- _DATA SHOWN_:
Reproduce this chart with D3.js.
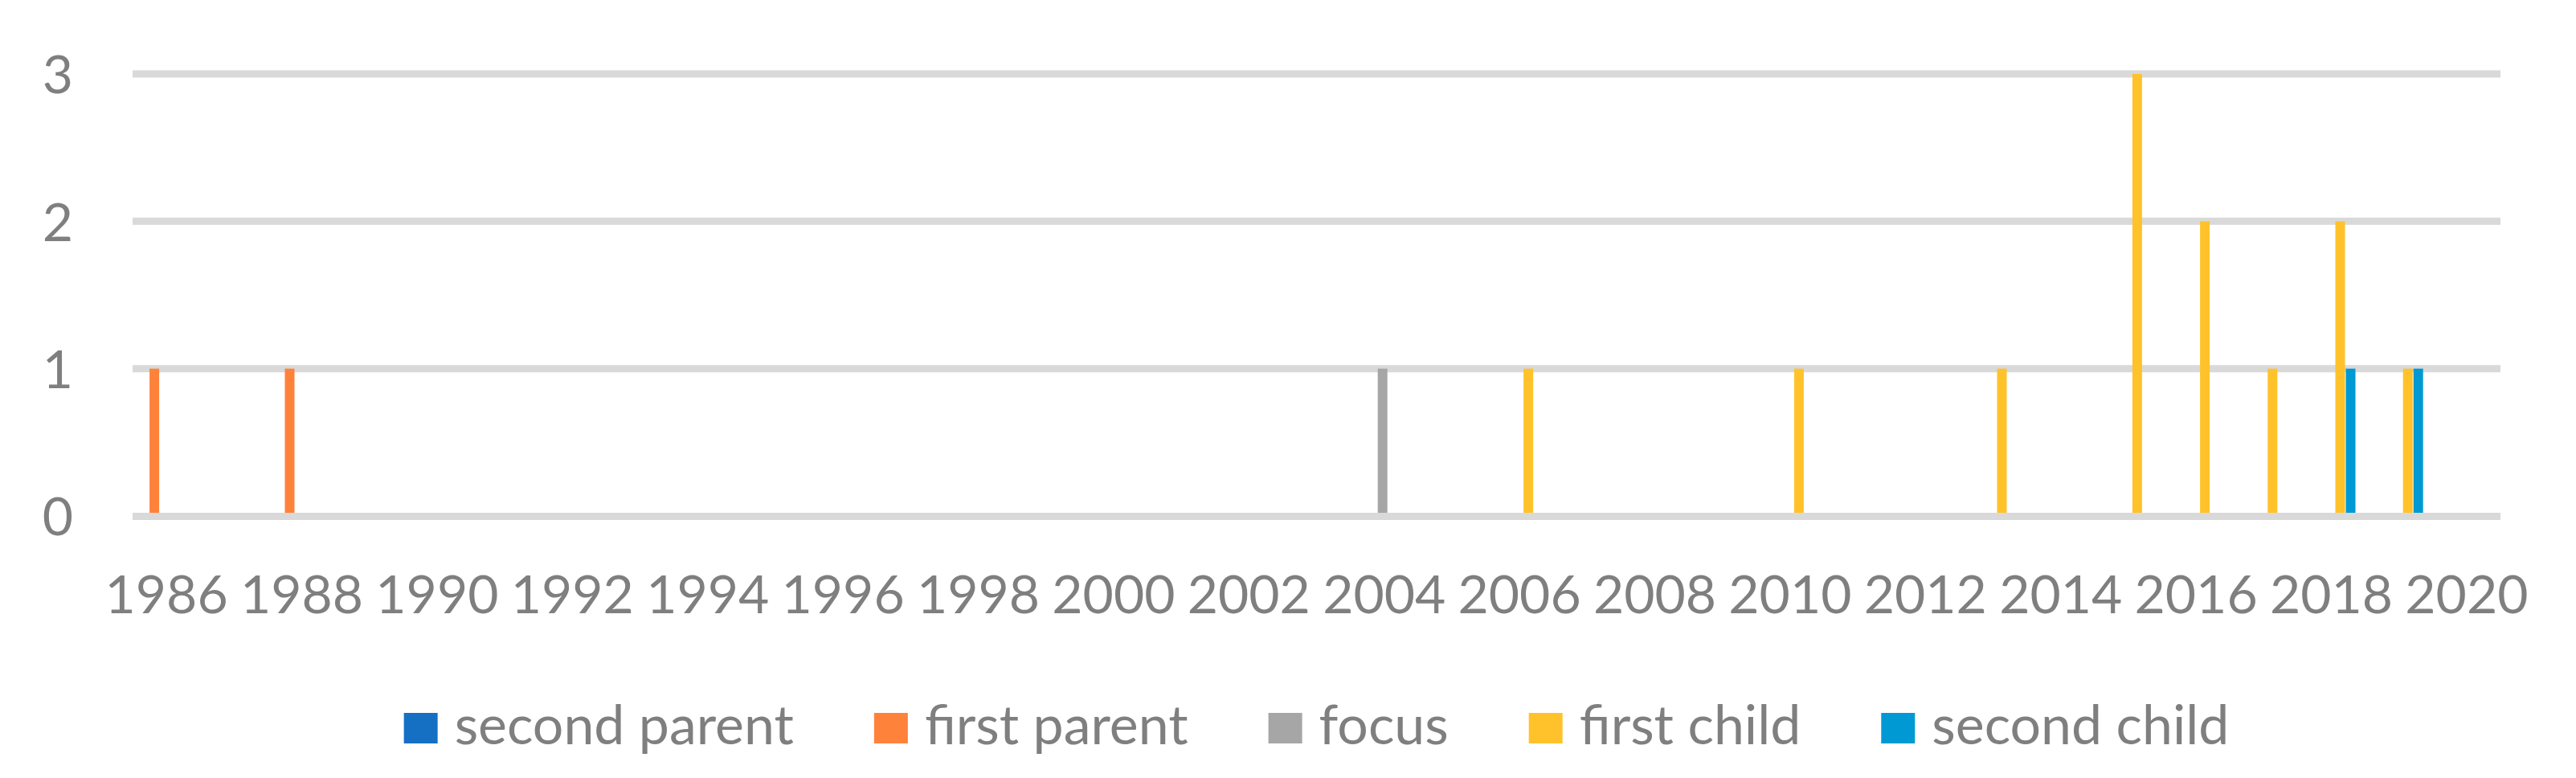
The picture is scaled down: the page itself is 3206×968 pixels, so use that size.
<!DOCTYPE html>
<html>
<head>
<meta charset="utf-8">
<script src="https://d3js.org/d3.v7.min.js"></script>
<style>
  body { margin: 0; background: #fff; }
  text { font-family: "Lato", "Liberation Sans", sans-serif; fill: #7f7f7f; }
</style>
</head>
<body>
<div id="chart"></div>
<script>
var years = ["1986","1987","1988","1989","1990","1991","1992","1993","1994","1995",
             "1996","1997","1998","1999","2000","2001","2002","2003","2004","2005",
             "2006","2007","2008","2009","2010","2011","2012","2013","2014","2015",
             "2016","2017","2018","2019","2020"];

var tickLabels = ["1986","1988","1990","1992","1994","1996","1998","2000","2002",
                  "2004","2006","2008","2010","2012","2014","2016","2018","2020"];

var yTicks = [0, 1, 2, 3];

var seriesNames = ["second parent", "first parent", "focus", "first child", "second child"];
var seriesColors = ["#1570c3", "#ff823b", "#a6a6a6", "#ffc22a", "#0099d3"];

//                   86 87 88 89 90 91 92 93 94 95 96 97 98 99 00 01 02 03 04 05 06 07 08 09 10 11 12 13 14 15 16 17 18 19 20
var secondParent = [ 0, 0, 0, 0, 0, 0, 0, 0, 0, 0, 0, 0, 0, 0, 0, 0, 0, 0, 0, 0, 0, 0, 0, 0, 0, 0, 0, 0, 0, 0, 0, 0, 0, 0, 0];
var firstParent  = [ 1, 0, 1, 0, 0, 0, 0, 0, 0, 0, 0, 0, 0, 0, 0, 0, 0, 0, 0, 0, 0, 0, 0, 0, 0, 0, 0, 0, 0, 0, 0, 0, 0, 0, 0];
var focusSeries  = [ 0, 0, 0, 0, 0, 0, 0, 0, 0, 0, 0, 0, 0, 0, 0, 0, 0, 0, 1, 0, 0, 0, 0, 0, 0, 0, 0, 0, 0, 0, 0, 0, 0, 0, 0];
var firstChild   = [ 0, 0, 0, 0, 0, 0, 0, 0, 0, 0, 0, 0, 0, 0, 0, 0, 0, 0, 0, 0, 1, 0, 0, 0, 1, 0, 0, 1, 0, 3, 2, 1, 2, 1, 0];
var secondChild  = [ 0, 0, 0, 0, 0, 0, 0, 0, 0, 0, 0, 0, 0, 0, 0, 0, 0, 0, 0, 0, 0, 0, 0, 0, 0, 0, 0, 0, 0, 0, 0, 0, 1, 1, 0];

var seriesValues = [secondParent, firstParent, focusSeries, firstChild, secondChild];

var W = 3206, H = 968,
    plotLeft = 165, plotRight = 3112, plotTop = 92, plotBottom = 642;

var svg = d3.select("#chart").append("svg")
    .attr("width", W)
    .attr("height", H);

var x0 = d3.scaleBand()
    .domain(years)
    .range([plotLeft, plotRight])
    .paddingInner(0.228)
    .paddingOuter(0.114);

var x1 = d3.scaleBand()
    .domain(seriesNames)
    .range([0, x0.bandwidth()]);

var y = d3.scaleLinear()
    .domain([0, 3])
    .range([plotBottom, plotTop]);

var z = d3.scaleOrdinal()
    .domain(seriesNames)
    .range(seriesColors);

// gridlines (0 line drawn later, over the bars)
svg.append("g")
  .selectAll("line")
  .data(yTicks.filter(function(d) { return d > 0; }))
  .enter().append("line")
    .attr("x1", plotLeft)
    .attr("x2", plotRight)
    .attr("y1", function(d) { return y(d); })
    .attr("y2", function(d) { return y(d); })
    .attr("stroke", "#d9d9d9")
    .attr("stroke-width", 9);

var rows = [];
years.forEach(function(yr, i) {
  seriesNames.forEach(function(name, k) {
    if (seriesValues[k][i] > 0) rows.push({year: yr, key: name, value: seriesValues[k][i]});
  });
});

var barW = x1.bandwidth() - 1;

svg.append("g")
  .selectAll("rect")
  .data(rows)
  .enter().append("rect")
    .attr("x", function(d) { return x0(d.year) + x1(d.key) + (x1.bandwidth() - barW) / 2 - 2; })
    .attr("y", function(d) { return y(d.value); })
    .attr("width", barW)
    .attr("height", function(d) { return y(0) - y(d.value); })
    .attr("fill", function(d) { return z(d.key); });

svg.append("line")
    .attr("x1", plotLeft)
    .attr("x2", plotRight)
    .attr("y1", y(0) + 0.5)
    .attr("y2", y(0) + 0.5)
    .attr("stroke", "#d9d9d9")
    .attr("stroke-width", 9);

// y axis labels
var yAxis = svg.append("g")
    .attr("transform", "translate(" + plotLeft + ",0)")
    .call(d3.axisLeft(y).tickValues(yTicks).tickSize(0).tickPadding(74).tickFormat(d3.format("d")));
yAxis.select(".domain").remove();
yAxis.selectAll("text")
    .attr("font-size", 66)
    .attr("font-family", null)
    .attr("fill", "#7f7f7f")
    .attr("dy", "0.36em");

// x axis labels
var xAxis = svg.append("g")
    .attr("transform", "translate(0," + plotBottom + ")")
    .call(d3.axisBottom(x0).tickValues(tickLabels).tickSize(0).tickPadding(74));
xAxis.select(".domain").remove();
xAxis.selectAll("text")
    .attr("font-size", 66)
    .attr("font-family", null)
    .attr("fill", "#7f7f7f")
    .attr("dy", "0.71em");

// legend
var legend = svg.append("g");
var items = legend.selectAll("g")
    .data(seriesNames)
    .enter().append("g");

items.append("rect")
    .attr("y", 887)
    .attr("width", 42)
    .attr("height", 38)
    .attr("fill", z);

items.append("text")
    .attr("x", 63)
    .attr("y", 926)
    .attr("font-size", 68)
    .text(function(d) { return d; });

var gap = 100, offset = 0, widths = [];
items.each(function(d) {
  var w = 63 + d3.select(this).select("text").node().getComputedTextLength();
  widths.push(w);
});
var total = d3.sum(widths) + gap * (widths.length - 1);
var start = (plotLeft + plotRight) / 2 - total / 2;
items.attr("transform", function(d, i) {
  var t = "translate(" + (start + offset) + ",0)";
  offset += widths[i] + gap;
  return t;
});
</script>
</body>
</html>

- _YOUR TASK_:
Transcribe the preceding listing in its entirety and with exact wording, leaving out pictures.

- _RESULT OF THIS TASK_:
Reproduce this chart with D3.js.
The picture is scaled down: the page itself is 3206×968 pixels, so use that size.
<!DOCTYPE html>
<html>
<head>
<meta charset="utf-8">
<script src="https://d3js.org/d3.v7.min.js"></script>
<style>
  body { margin: 0; background: #fff; }
  text { font-family: "Lato", "Liberation Sans", sans-serif; fill: #7f7f7f; }
</style>
</head>
<body>
<div id="chart"></div>
<script>
var years = ["1986","1987","1988","1989","1990","1991","1992","1993","1994","1995",
             "1996","1997","1998","1999","2000","2001","2002","2003","2004","2005",
             "2006","2007","2008","2009","2010","2011","2012","2013","2014","2015",
             "2016","2017","2018","2019","2020"];

var tickLabels = ["1986","1988","1990","1992","1994","1996","1998","2000","2002",
                  "2004","2006","2008","2010","2012","2014","2016","2018","2020"];

var yTicks = [0, 1, 2, 3];

var seriesNames = ["second parent", "first parent", "focus", "first child", "second child"];
var seriesColors = ["#1570c3", "#ff823b", "#a6a6a6", "#ffc22a", "#0099d3"];

//                   86 87 88 89 90 91 92 93 94 95 96 97 98 99 00 01 02 03 04 05 06 07 08 09 10 11 12 13 14 15 16 17 18 19 20
var secondParent = [ 0, 0, 0, 0, 0, 0, 0, 0, 0, 0, 0, 0, 0, 0, 0, 0, 0, 0, 0, 0, 0, 0, 0, 0, 0, 0, 0, 0, 0, 0, 0, 0, 0, 0, 0];
var firstParent  = [ 1, 0, 1, 0, 0, 0, 0, 0, 0, 0, 0, 0, 0, 0, 0, 0, 0, 0, 0, 0, 0, 0, 0, 0, 0, 0, 0, 0, 0, 0, 0, 0, 0, 0, 0];
var focusSeries  = [ 0, 0, 0, 0, 0, 0, 0, 0, 0, 0, 0, 0, 0, 0, 0, 0, 0, 0, 1, 0, 0, 0, 0, 0, 0, 0, 0, 0, 0, 0, 0, 0, 0, 0, 0];
var firstChild   = [ 0, 0, 0, 0, 0, 0, 0, 0, 0, 0, 0, 0, 0, 0, 0, 0, 0, 0, 0, 0, 1, 0, 0, 0, 1, 0, 0, 1, 0, 3, 2, 1, 2, 1, 0];
var secondChild  = [ 0, 0, 0, 0, 0, 0, 0, 0, 0, 0, 0, 0, 0, 0, 0, 0, 0, 0, 0, 0, 0, 0, 0, 0, 0, 0, 0, 0, 0, 0, 0, 0, 1, 1, 0];

var seriesValues = [secondParent, firstParent, focusSeries, firstChild, secondChild];

var W = 3206, H = 968,
    plotLeft = 165, plotRight = 3112, plotTop = 92, plotBottom = 642;

var svg = d3.select("#chart").append("svg")
    .attr("width", W)
    .attr("height", H);

var x0 = d3.scaleBand()
    .domain(years)
    .range([plotLeft, plotRight])
    .paddingInner(0.228)
    .paddingOuter(0.114);

var x1 = d3.scaleBand()
    .domain(seriesNames)
    .range([0, x0.bandwidth()]);

var y = d3.scaleLinear()
    .domain([0, 3])
    .range([plotBottom, plotTop]);

var z = d3.scaleOrdinal()
    .domain(seriesNames)
    .range(seriesColors);

// gridlines (0 line drawn later, over the bars)
svg.append("g")
  .selectAll("line")
  .data(yTicks.filter(function(d) { return d > 0; }))
  .enter().append("line")
    .attr("x1", plotLeft)
    .attr("x2", plotRight)
    .attr("y1", function(d) { return y(d); })
    .attr("y2", function(d) { return y(d); })
    .attr("stroke", "#d9d9d9")
    .attr("stroke-width", 9);

var rows = [];
years.forEach(function(yr, i) {
  seriesNames.forEach(function(name, k) {
    if (seriesValues[k][i] > 0) rows.push({year: yr, key: name, value: seriesValues[k][i]});
  });
});

var barW = x1.bandwidth() - 1;

svg.append("g")
  .selectAll("rect")
  .data(rows)
  .enter().append("rect")
    .attr("x", function(d) { return x0(d.year) + x1(d.key) + (x1.bandwidth() - barW) / 2 - 2; })
    .attr("y", function(d) { return y(d.value); })
    .attr("width", barW)
    .attr("height", function(d) { return y(0) - y(d.value); })
    .attr("fill", function(d) { return z(d.key); });

svg.append("line")
    .attr("x1", plotLeft)
    .attr("x2", plotRight)
    .attr("y1", y(0) + 0.5)
    .attr("y2", y(0) + 0.5)
    .attr("stroke", "#d9d9d9")
    .attr("stroke-width", 9);

// y axis labels
var yAxis = svg.append("g")
    .attr("transform", "translate(" + plotLeft + ",0)")
    .call(d3.axisLeft(y).tickValues(yTicks).tickSize(0).tickPadding(74).tickFormat(d3.format("d")));
yAxis.select(".domain").remove();
yAxis.selectAll("text")
    .attr("font-size", 66)
    .attr("font-family", null)
    .attr("fill", "#7f7f7f")
    .attr("dy", "0.36em");

// x axis labels
var xAxis = svg.append("g")
    .attr("transform", "translate(0," + plotBottom + ")")
    .call(d3.axisBottom(x0).tickValues(tickLabels).tickSize(0).tickPadding(74));
xAxis.select(".domain").remove();
xAxis.selectAll("text")
    .attr("font-size", 66)
    .attr("font-family", null)
    .attr("fill", "#7f7f7f")
    .attr("dy", "0.71em");

// legend
var legend = svg.append("g");
var items = legend.selectAll("g")
    .data(seriesNames)
    .enter().append("g");

items.append("rect")
    .attr("y", 887)
    .attr("width", 42)
    .attr("height", 38)
    .attr("fill", z);

items.append("text")
    .attr("x", 63)
    .attr("y", 926)
    .attr("font-size", 68)
    .text(function(d) { return d; });

var gap = 100, offset = 0, widths = [];
items.each(function(d) {
  var w = 63 + d3.select(this).select("text").node().getComputedTextLength();
  widths.push(w);
});
var total = d3.sum(widths) + gap * (widths.length - 1);
var start = (plotLeft + plotRight) / 2 - total / 2;
items.attr("transform", function(d, i) {
  var t = "translate(" + (start + offset) + ",0)";
  offset += widths[i] + gap;
  return t;
});
</script>
</body>
</html>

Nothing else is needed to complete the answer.